Tuesday 27 July 2010

Armin's post about Whitespace sensitivity in Ruby piqued my interest. It points out that in Ruby, foo[42] is different than foo [42] and that foo/bar is the same as foo / bar but different than foo /bar.

So I wanted to learn more about Ruby, and looked at a bunch of tutorials, finally ending up at Mitch Fincher's Ruby Tutorial with Code Samples, which had the right breezy pace with no, "a variable is like a box for your numbers" stuff in it.

But I had originally gotten to Mitch's page from a Google search for ruby puts gets. If you try it, you'll see that when you get to Mitch's page, a small box appears near the top, saying,

Welcome. You seem to have come here from a search engine. Your search words (ruby puts gets) are highlighted on this page for your reading pleasure.

I thought "nice," then I thought, "that looks familiar," then I realized it was almost exactly the box that appears at the top of my pages when you visit from a search engine (try it: batchelder white house adventure). In fact, it used the same colors. I looked at his page, and it used near-verbatim copies of my three Javascript files, though a few years ago I consolidated them into one.

I was amused, and wondered where else the code is being used.
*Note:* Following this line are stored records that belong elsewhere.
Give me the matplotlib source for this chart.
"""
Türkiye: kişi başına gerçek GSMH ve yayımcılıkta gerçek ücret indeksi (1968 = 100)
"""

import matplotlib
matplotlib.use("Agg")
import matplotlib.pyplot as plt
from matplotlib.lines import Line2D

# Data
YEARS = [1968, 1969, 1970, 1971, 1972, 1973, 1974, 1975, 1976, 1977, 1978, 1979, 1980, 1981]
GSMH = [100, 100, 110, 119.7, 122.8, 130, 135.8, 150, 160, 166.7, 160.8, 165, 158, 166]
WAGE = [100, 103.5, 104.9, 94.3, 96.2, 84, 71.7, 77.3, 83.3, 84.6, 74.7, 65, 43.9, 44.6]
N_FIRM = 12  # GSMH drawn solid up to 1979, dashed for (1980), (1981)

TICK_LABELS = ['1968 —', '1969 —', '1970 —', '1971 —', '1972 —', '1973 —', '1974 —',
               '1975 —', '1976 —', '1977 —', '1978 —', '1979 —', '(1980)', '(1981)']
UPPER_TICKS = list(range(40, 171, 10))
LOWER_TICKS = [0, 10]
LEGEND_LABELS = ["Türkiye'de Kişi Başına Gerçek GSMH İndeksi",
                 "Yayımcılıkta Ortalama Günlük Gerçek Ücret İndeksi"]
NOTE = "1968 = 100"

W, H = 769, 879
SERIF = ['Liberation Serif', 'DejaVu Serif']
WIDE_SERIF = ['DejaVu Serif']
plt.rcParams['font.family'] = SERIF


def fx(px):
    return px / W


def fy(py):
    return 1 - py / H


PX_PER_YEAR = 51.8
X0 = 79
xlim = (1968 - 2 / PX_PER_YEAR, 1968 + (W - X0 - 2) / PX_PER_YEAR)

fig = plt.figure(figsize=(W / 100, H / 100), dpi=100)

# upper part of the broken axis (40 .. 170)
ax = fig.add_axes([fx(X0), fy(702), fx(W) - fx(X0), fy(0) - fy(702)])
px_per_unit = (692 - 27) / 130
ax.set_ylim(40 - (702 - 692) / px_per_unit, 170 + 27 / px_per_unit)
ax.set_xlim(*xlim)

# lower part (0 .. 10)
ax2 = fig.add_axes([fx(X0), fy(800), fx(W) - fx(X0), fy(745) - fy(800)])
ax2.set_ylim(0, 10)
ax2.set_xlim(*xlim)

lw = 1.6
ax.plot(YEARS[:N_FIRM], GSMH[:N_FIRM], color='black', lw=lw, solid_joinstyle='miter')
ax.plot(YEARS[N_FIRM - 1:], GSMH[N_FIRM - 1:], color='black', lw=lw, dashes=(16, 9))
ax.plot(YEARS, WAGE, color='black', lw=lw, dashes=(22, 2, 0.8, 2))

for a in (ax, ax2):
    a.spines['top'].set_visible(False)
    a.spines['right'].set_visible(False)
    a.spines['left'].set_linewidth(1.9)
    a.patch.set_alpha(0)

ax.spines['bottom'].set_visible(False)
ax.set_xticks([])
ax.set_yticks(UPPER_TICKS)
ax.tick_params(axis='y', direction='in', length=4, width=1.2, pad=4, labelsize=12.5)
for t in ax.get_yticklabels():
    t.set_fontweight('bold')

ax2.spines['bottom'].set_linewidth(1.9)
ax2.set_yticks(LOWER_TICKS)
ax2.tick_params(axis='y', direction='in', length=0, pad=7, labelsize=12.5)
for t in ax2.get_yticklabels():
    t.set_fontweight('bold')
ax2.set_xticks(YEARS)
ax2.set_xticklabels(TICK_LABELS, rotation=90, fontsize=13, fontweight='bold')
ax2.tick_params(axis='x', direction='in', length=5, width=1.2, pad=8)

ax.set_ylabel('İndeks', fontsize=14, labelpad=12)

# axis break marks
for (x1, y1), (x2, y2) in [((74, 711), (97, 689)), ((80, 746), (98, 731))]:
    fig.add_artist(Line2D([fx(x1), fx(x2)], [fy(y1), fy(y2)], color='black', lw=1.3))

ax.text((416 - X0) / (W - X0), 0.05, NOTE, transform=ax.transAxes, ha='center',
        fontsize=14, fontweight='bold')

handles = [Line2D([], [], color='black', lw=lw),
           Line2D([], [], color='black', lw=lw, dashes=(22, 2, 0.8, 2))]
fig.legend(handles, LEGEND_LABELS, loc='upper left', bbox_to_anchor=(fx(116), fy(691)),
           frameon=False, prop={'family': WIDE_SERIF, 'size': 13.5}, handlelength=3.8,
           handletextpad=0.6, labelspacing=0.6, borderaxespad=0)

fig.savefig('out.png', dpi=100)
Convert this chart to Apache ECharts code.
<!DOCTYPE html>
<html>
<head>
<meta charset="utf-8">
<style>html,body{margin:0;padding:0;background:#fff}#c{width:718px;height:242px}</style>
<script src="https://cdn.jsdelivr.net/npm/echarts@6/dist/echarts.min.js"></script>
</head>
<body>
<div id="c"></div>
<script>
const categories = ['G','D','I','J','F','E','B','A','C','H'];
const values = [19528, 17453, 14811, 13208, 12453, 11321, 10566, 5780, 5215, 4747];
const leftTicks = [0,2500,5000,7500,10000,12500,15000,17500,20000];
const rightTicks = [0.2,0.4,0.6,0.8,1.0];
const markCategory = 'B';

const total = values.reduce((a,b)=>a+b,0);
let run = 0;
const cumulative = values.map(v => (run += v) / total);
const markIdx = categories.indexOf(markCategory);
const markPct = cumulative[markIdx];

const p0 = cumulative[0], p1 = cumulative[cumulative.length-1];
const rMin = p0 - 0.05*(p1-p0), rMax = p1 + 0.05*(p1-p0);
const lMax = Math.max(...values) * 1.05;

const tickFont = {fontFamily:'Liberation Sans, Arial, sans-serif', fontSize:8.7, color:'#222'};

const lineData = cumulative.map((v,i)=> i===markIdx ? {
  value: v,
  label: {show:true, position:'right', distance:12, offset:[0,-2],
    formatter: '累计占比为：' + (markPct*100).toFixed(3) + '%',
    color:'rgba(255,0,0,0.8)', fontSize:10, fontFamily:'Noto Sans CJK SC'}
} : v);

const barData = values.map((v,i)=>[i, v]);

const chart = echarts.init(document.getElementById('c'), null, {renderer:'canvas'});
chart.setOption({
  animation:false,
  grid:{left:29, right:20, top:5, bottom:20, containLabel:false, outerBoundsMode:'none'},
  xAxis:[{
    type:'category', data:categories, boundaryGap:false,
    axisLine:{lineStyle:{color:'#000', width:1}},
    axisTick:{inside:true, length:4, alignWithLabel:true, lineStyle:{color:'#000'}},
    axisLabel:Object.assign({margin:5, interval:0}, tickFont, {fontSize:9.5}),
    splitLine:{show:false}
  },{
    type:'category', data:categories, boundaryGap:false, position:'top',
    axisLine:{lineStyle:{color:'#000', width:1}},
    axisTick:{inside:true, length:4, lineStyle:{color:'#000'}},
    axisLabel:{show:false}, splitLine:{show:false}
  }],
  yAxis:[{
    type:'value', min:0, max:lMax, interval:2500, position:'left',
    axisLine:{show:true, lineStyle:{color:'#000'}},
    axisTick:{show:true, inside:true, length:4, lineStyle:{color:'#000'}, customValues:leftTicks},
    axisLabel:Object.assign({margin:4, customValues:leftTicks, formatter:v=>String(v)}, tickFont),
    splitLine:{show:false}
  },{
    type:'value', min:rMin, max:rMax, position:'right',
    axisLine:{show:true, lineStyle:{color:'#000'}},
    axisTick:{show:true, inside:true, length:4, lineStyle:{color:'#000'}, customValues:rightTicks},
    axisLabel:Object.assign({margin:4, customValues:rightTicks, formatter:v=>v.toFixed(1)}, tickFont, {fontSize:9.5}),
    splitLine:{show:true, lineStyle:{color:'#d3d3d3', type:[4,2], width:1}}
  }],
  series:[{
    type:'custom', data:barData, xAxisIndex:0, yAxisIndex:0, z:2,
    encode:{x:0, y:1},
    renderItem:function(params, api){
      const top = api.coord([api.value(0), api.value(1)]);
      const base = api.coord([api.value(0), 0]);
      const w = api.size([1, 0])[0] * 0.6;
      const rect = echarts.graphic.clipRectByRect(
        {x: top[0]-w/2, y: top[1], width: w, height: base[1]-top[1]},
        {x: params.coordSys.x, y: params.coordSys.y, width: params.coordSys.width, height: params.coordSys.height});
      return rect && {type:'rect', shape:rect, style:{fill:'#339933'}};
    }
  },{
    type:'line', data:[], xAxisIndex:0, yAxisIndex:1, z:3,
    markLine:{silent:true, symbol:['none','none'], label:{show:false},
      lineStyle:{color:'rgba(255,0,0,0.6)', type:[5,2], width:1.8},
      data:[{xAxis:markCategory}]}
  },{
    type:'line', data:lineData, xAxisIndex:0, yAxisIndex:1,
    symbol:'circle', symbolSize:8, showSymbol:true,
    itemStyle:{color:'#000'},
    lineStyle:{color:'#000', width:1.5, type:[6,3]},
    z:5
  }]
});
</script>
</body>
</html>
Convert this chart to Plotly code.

But the search engines are smart enough not to index comments in Javascript files, or names of Javascript files referenced in HTML pages, unless there's some tricky syntax I don't know about.

PS: about whitespace sensitivity: I've decided that phrase means a programming language needs tokens consisting of only whitespace in order to be parsed properly. Python and Ruby are whitespace-sensitive, and C is not, for example.

Comments

[gravatar]
Blake Winton 9:20 AM on 28 Jul 2010

C isn't? Does that mean that "*a / *b; // */" would be the same as "*a/*b; // */" in C?

Later,
Blake.

[gravatar]
Ned Batchelder 9:45 AM on 28 Jul 2010

My definition was that a language was whitespace sensitive if after lexical analysis, there were tokens consisting entirely of whitespace characters. The fact that whitespace is needed to separate tokens isn't interesting, after all, "int i = 9" is different than "inti=9" too.

In your example, "/ *" is tokenized as "/", "*", and "/*" is the start of a comment, but there are no tokens that are purely whitespace.

[gravatar]
Blake Winton 10:05 AM on 28 Jul 2010

Okay, I think I get it now. Thanks for the clarification!

Later,
Blake.

[gravatar]
Neil Smithline 10:59 PM on 24 Nov 2012

OK, I'm a bit late -- 2 years late, but I think this is an interesting way of defining a whitespace sensitive v. whitespace insensitive language. That said, Python still seems a bit funky to me.

Extending your idea, leading whitespace in Python cannot be collapsed into a single whitespace token as different indentations affect Python semantics.

To top it off, whitespace within a line (?I think in all cases?) as well as whitespace at the end of a line are ignored.

[gravatar]
Mitch Fincher 2:00 AM on 26 Jan 2014

Hi Ned,
Thanks for writing the hilite javascript! I saw you use it on one of your pages. A little reading of your code showed me how you did it. I was thunderstruck at the time. I had always modified code on the server-side in perl and pushed it down to the browser. Your code was doing it on the ... gulp ... client side. It was a revelation at the time. I have been using the code for years now.